Good technical SEO habits around robots.txt
- Re-fetch the live file any time you've touched an SEO plugin, a sitemap, a cache, or done a migration.
- When the rules look split, test the exact same URL twice: once as Googlebot, once as the generic star group.
- Don't block the CSS and JS crawlers need to render a public page. Not without a really good reason, anyway.
- Keep sitemap lines absolute and current. Stale ones are easy to forget.
- Pair the robots check with an indexability and canonical look on the pages you actually want ranking.
Frequently asked questions
Does an allowed robots result guarantee indexing?
Nope. All it does is clear one doubt: the crawler can reach the thing. The URL still has to earn it. Useful content, a healthy status code, a canonical that makes sense, some internal links pointing at it, and no stray noindex undoing the whole effort.
Is a blocked path always a mistake?
Not at all. Admin pages, carts, search results, duplicate or private workflow URLs often get blocked on purpose. The real question is simpler: does blocking that path line up with what you want the site to do?

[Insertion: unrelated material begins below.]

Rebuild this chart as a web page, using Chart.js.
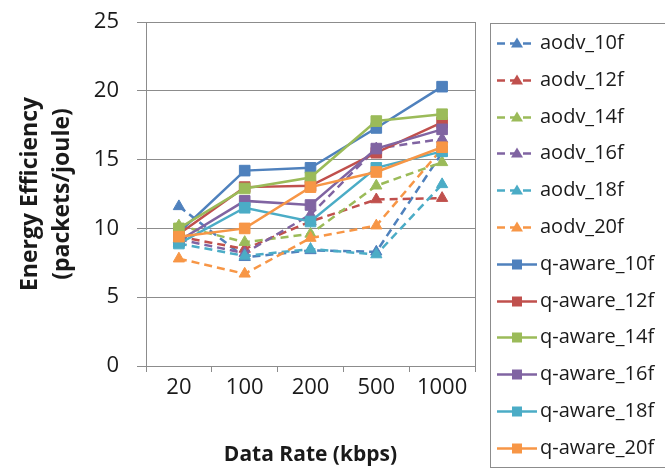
<!DOCTYPE html>
<html>
<head>
<meta charset="utf-8">
<script src="https://cdn.jsdelivr.net/npm/chart.js@4"></script>
<style>
  html, body { margin: 0; padding: 0; background: #fff; }
</style>
</head>
<body>
<canvas id="myChart" width="665" height="476"></canvas>
<script>
// data
const rates = ["20", "100", "200", "500", "1000"];
const seriesNames = ["aodv_10f", "aodv_12f", "aodv_14f", "aodv_16f", "aodv_18f", "aodv_20f",
  "q-aware_10f", "q-aware_12f", "q-aware_14f", "q-aware_16f", "q-aware_18f", "q-aware_20f"];

const aodv10 = [11.6, 7.9, 8.4, 8.3, 15.5];
const aodv12 = [9.4, 8.5, 10.5, 12.1, 12.2];
const aodv14 = [10.2, 9.0, 9.6, 13.1, 14.8];
const aodv16 = [9.2, 8.2, 11.0, 15.8, 16.5];
const aodv18 = [8.9, 8.0, 8.5, 8.1, 13.2];
const aodv20 = [7.8, 6.7, 9.3, 10.2, 15.8];
const qaware10 = [9.7, 14.2, 14.4, 17.3, 20.3];
const qaware12 = [9.6, 13.0, 13.1, 15.5, 17.7];
const qaware14 = [10.0, 12.9, 13.7, 17.8, 18.3];
const qaware16 = [9.1, 12.0, 11.7, 15.8, 17.2];
const qaware18 = [8.9, 11.5, 10.5, 14.4, 15.6];
const qaware20 = [9.4, 10.0, 13.0, 14.1, 15.9];

const yTicks = [0, 5, 10, 15, 20, 25];

const allValues = [aodv10, aodv12, aodv14, aodv16, aodv18, aodv20,
  qaware10, qaware12, qaware14, qaware16, qaware18, qaware20];

// office palette
const colors = ["#4F81BD", "#C0504D", "#9BBB59", "#8064A2", "#4BACC6", "#F79646"];
const fontName = "'Open Sans', sans-serif";
const axisGray = "#8c8c8c";

const datasets = allValues.map((vals, i) => {
  const isAodv = i < 6;
  const c = colors[i % 6];
  return {
    label: seriesNames[i],
    data: vals,
    borderColor: c,
    backgroundColor: c,
    borderWidth: 2.5,
    borderDash: isAodv ? [8, 5] : [],
    pointStyle: isAodv ? "triangle" : "rect",
    pointRadius: isAodv ? 6.5 : 7.5,
    pointBorderWidth: 1,
    tension: 0,
    order: -i,
  };
});

// frame on the right side of the plot
const frame = {
  id: "frame",
  beforeDatasetsDraw(chart) {
    const { ctx, chartArea } = chart;
    ctx.save();
    ctx.strokeStyle = axisGray;
    ctx.lineWidth = 1;
    ctx.beginPath();
    ctx.moveTo(Math.round(chartArea.right) + 0.5, chartArea.top);
    ctx.lineTo(Math.round(chartArea.right) + 0.5, chartArea.bottom);
    ctx.stroke();
    ctx.restore();
  },
};

// excel style legend with line + marker sample
const boxLegend = {
  id: "boxLegend",
  afterDraw(chart) {
    const ctx = chart.ctx;
    ctx.save();
    ctx.strokeStyle = axisGray;
    ctx.lineWidth = 1;
    ctx.strokeRect(490.5, 23.5, 180, 444);
    chart.data.datasets.forEach((ds, i) => {
      const y = Math.round(43 + i * 36.8) + 0.5;
      ctx.strokeStyle = ds.borderColor;
      ctx.fillStyle = ds.borderColor;
      ctx.lineWidth = 2.5;
      ctx.setLineDash(ds.borderDash.length ? [8, 5] : []);
      ctx.beginPath();
      ctx.moveTo(497, y);
      ctx.lineTo(ds.borderDash.length ? 531 : 537, y);
      ctx.stroke();
      ctx.setLineDash([]);
      const mx = 517;
      ctx.beginPath();
      if (ds.pointStyle === "triangle") {
        ctx.moveTo(mx, y - 6);
        ctx.lineTo(mx + 6, y + 4);
        ctx.lineTo(mx - 6, y + 4);
        ctx.closePath();
      } else {
        ctx.rect(mx - 5, y - 5, 10, 10);
      }
      ctx.fill();
      ctx.fillStyle = "#1a1a1a";
      ctx.font = "20px " + fontName;
      ctx.textBaseline = "middle";
      ctx.textAlign = "left";
      ctx.fillText(ds.label, 540, y);
    });
    ctx.restore();
  },
};

const ctx = document.getElementById("myChart").getContext("2d");
const myChart = new Chart(ctx, {
  type: "line",
  data: { labels: rates, datasets: datasets },
  options: {
    responsive: false,
    animation: false,
    devicePixelRatio: 1,
    layout: { padding: { left: 0, top: 22, right: 190, bottom: 0 } },
    plugins: { legend: { display: false }, tooltip: { enabled: false } },
    scales: {
      x: {
        offset: true,
        afterFit: (scale) => { scale.height = 110; },
        grid: { offset: true, drawOnChartArea: false, tickLength: 6, color: axisGray },
        border: { color: axisGray },
        ticks: { color: "#1a1a1a", font: { family: fontName, size: 22 }, padding: 3 },
        title: {
          display: true,
          text: "Data Rate (kbps)",
          color: "#1a1a1a",
          font: { family: fontName, size: 21, weight: "bold" },
          padding: { top: 0, bottom: 8 },
        },
      },
      y: {
        min: 0,
        max: 25,
        afterFit: (scale) => {
          scale.width = 146;
          // keep the tick padding from pushing the plot top down
          scale.paddingTop = 13;
          scale.paddingBottom = 13;
        },
        afterBuildTicks: (scale) => { scale.ticks = yTicks.map((v) => ({ value: v })); },
        grid: { color: axisGray, tickLength: 9 },
        border: { color: axisGray },
        ticks: { color: "#1a1a1a", font: { family: fontName, size: 22 }, padding: 18 },
        title: {
          display: true,
          text: ["Energy Efficiency", "(packets/joule)"],
          color: "#1a1a1a",
          font: { family: fontName, size: 23, weight: "bold", lineHeight: "32px" },
          padding: { top: 14, bottom: 0 },
        },
      },
    },
  },
  plugins: [frame, boxLegend],
});
</script>
</body>
</html>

Why test several paths at once?
Because robots files love broad rules with one narrow exception buried inside. Put a public page, a blocked area, and the exception path next to each other and the pattern just clicks. Much harder to fool yourself that way.
Does robots.txt stop a page from being indexed?

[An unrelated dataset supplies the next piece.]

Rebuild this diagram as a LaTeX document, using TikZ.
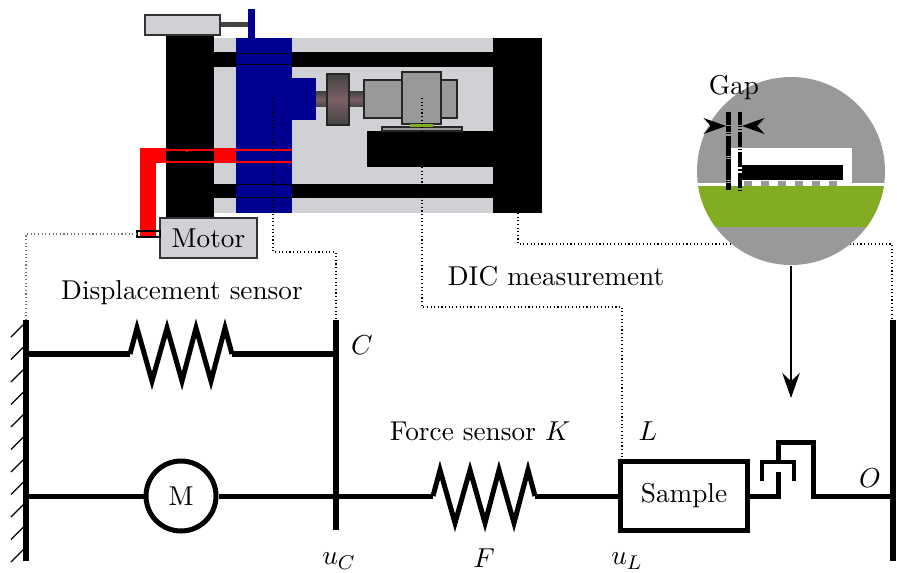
\documentclass[tikz,border=0pt]{standalone}
\usepackage{amsmath}
\usetikzlibrary{arrows.meta,positioning}
\definecolor{frame}{HTML}{D0D1D5}
\definecolor{rail}{HTML}{000091}
\definecolor{board}{HTML}{82AC21}
\definecolor{part}{HTML}{999999}
\definecolor{dark}{HTML}{444444}
\definecolor{glow}{HTML}{7A6065}

\begin{document}
\begin{tikzpicture}[
  x=0.4pt, y=-0.4pt,
  font=\fontsize{10.9}{13}\selectfont,
  part box/.style={fill=part, draw=black!85, line width=0.5pt},
  grey box/.style={fill=frame, draw=black!80, line width=0.5pt},
  wall/.style={line width=2.3pt},
  wire/.style={line width=2pt},
  coil/.style={line width=2pt, miter limit=10},
  measure/.style={densely dotted, line width=0.45pt},
  redline/.style={draw=red, line width=0.5pt},
  label/.style={inner sep=0pt}
]
\useasboundingbox (0,0) rectangle (897,572);

\fill[frame] (214,38) rectangle (493,213);
\fill[black] (214,52) rectangle (493,67);
\fill[black] (214,184) rectangle (493,198);
\fill[black] (166,35) rectangle (214,218);
\fill[black] (493,38) rectangle (542,213);
\fill[black] (367,131) rectangle (493,167);
\fill[rail] (236,38) rectangle (292,213);
\fill[rail] (292,78) rectangle (316,120);
\fill[rail] (248,9) rectangle (255,38);
\draw[black, line width=0.4pt] (236,53.5) -- (292,53.5) (236,65) -- (292,65);
\draw[black, line width=0.4pt] (236,185) -- (292,185) (236,198) -- (292,198);

\fill[red] (140,148) rectangle (166,163);
\fill[red] (140,148) rectangle (156,237);
\fill[red] (214,148) rectangle (236,163);
\draw[redline] (166,150) -- (292,150) (166,162) -- (292,162);
\draw[redline] (187,150) -- (187,152);

\fill[dark] (220,22) rectangle (248,27);
\node[grey box, minimum width=30pt, minimum height=8pt, inner sep=0pt] (sensorbox) at (182.5,25) {};

\shade[top color=dark, bottom color=dark, middle color=glow] (316,92) rectangle (364,107);
\shade[top color=dark, bottom color=dark, middle color=glow, draw=black!85, line width=0.5pt] (327,74) rectangle (349,125);
\draw[part box] (364,80) rectangle (402,118);
\draw[part box] (441,80) rectangle (457,118);
\draw[part box] (402,72) rectangle (441,124);
\draw[part box] (382,127) rectangle (462,131);
\fill[board] (410,124) rectangle (433,127);

\node[grey box, minimum width=38.8pt, minimum height=16pt, inner sep=0pt] (motor) at (208.5,238) {Motor};
\draw[black, line width=0.5pt] (137,231) rectangle (160,237);

\draw[measure] (518,213) -- (518,244) -- (892,244) -- (892,320);
\fill[part] (791,171) circle (94);
\begin{scope}
  \clip (791,171) circle (94);
  \fill[white] (690,183) rectangle (890,186);
  \fill[board] (690,186) rectangle (890,227);
\end{scope}
\fill[white] (731,148) rectangle (852,183);
\fill[black] (742,165) rectangle (843,180);
\foreach \ballx in {744,761,778,795,812,829}
  \fill[part] (\ballx,181) rectangle ++(8,5);
\draw[line width=2pt, black, dash pattern=on 8pt off 0.5pt on 0.5pt off 0.5pt] (728.5,112) -- (728.5,190);
\draw[line width=1.4pt, black, dash pattern=on 6pt off 0.8pt on 0.5pt off 0.8pt] (740,112) -- (740,190);
\coordinate (gapL) at (726,126);
\coordinate (gapR) at (742,126);
\draw[part, line width=0.4pt] (gapL) -- (gapR);
\draw[{Stealth[length=9pt,width=6.4pt]}-, black, line width=0.4pt] (gapL) -- ++(-4,0);
\draw[{Stealth[length=9pt,width=6.4pt]}-, black, line width=0.4pt] (gapR) -- ++(4,0);
\node[label] (gap) at (734,88) {Gap};
\node[draw=none, circle, minimum size=75.2pt, inner sep=0pt] (lens) at (791,171) {};

\coordinate (wallA) at (26,320);
\coordinate (wallB) at (26,561);
\coordinate (wallC) at (336,320);
\coordinate (wallD) at (336,530);
\coordinate (wallO) at (893,320);
\coordinate (wallP) at (893,561);
\draw[wall] (wallA) -- (wallB);
\draw[wall] (wallC) -- (wallD);
\draw[wall] (wallO) -- (wallP);
\foreach \i in {0,...,10}
  \draw[line width=0.5pt] (26,322+22.5*\i) -- ++(-15,15);

\draw[wire, line width=2.5pt] (26,354) -- (130,354) (232,354) -- (336,354);
\draw[coil] (130,354) -- (137,328) -- (152,381) -- (167,328) -- (182,381) -- (196,328) -- (211,381) -- (225,328) -- (232,354);

\node[draw, circle, line width=2pt, minimum size=28pt, inner sep=0pt] (drive) at (181,496) {M};
\draw[wire] (26,496) -- (drive) -- (336,496);

\node[draw, line width=2pt, minimum width=50.8pt, minimum height=27.6pt, inner sep=0pt] (sample) at (684,496) {Sample};
\draw[wire] (336,496) -- (433,496);
\draw[coil] (433,496) -- (440,470) -- (455,523) -- (470,470) -- (485,523) -- (499,470) -- (514,523) -- (528,470) -- (535,496);
\draw[wire] (535,496) -- (sample.west);

\draw[wire, miter limit=10] (sample.east) -- (778,496) -- (778,472);
\draw[line width=1.6pt] (762,481) -- (762,462) -- (794,462) -- (794,481);
\draw[wire] (778,462) -- (778,442) -- (813,442) -- (813,496) -- (wallO|-sample);

\draw[-{Stealth[length=10pt,width=7pt]}, line width=0.5pt] (lens.south) -- (791,398);

\draw[measure, black!55] (137,234) -- (26,234) -- (wallA);
\draw[measure] (273,98) -- (273,252) -- (336,252) -- (wallC);
\draw[measure] (422,98) -- (422,307) -- (622,307) -- (622,460);

\node[label] (dispname) at (182,293) {Displacement sensor};
\node[label] (dicname) at (556,276) {DIC measurement};
\node[label] (forcename) at (480,431) {Force sensor $K$};
\node[label] (labC) at (362,345) {$C$};
\node[label] (labL) at (648,431) {$L$};
\node[label] (labO) at (870,478) {$O$};
\node[label] (labuC) at (339,561) {$u_C$};
\node[label] (labF) at (484,558) {$F$};
\node[label] (labuL) at (627,561) {$u_L$};
\end{tikzpicture}
\end{document}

No, and this one trips people up constantly. It blocks crawling, not indexing. A disallowed URL can still land in the index without a snippet if other pages link to it. Want it gone? Allow the crawl, then serve a noindex.
What is the difference between Disallow and noindex?
Disallow stops the crawl. Noindex (a meta tag or a header) tells the engine not to index. Here is the catch most people miss: block a page with disallow and the crawler never reaches the noindex you put on it, so the page you wanted gone just sits there.
Where must robots.txt live?
Right at the host root, exactly /robots.txt. Stick it in a subfolder and it is ignored, plain and simple. Oh, and every subdomain needs its own.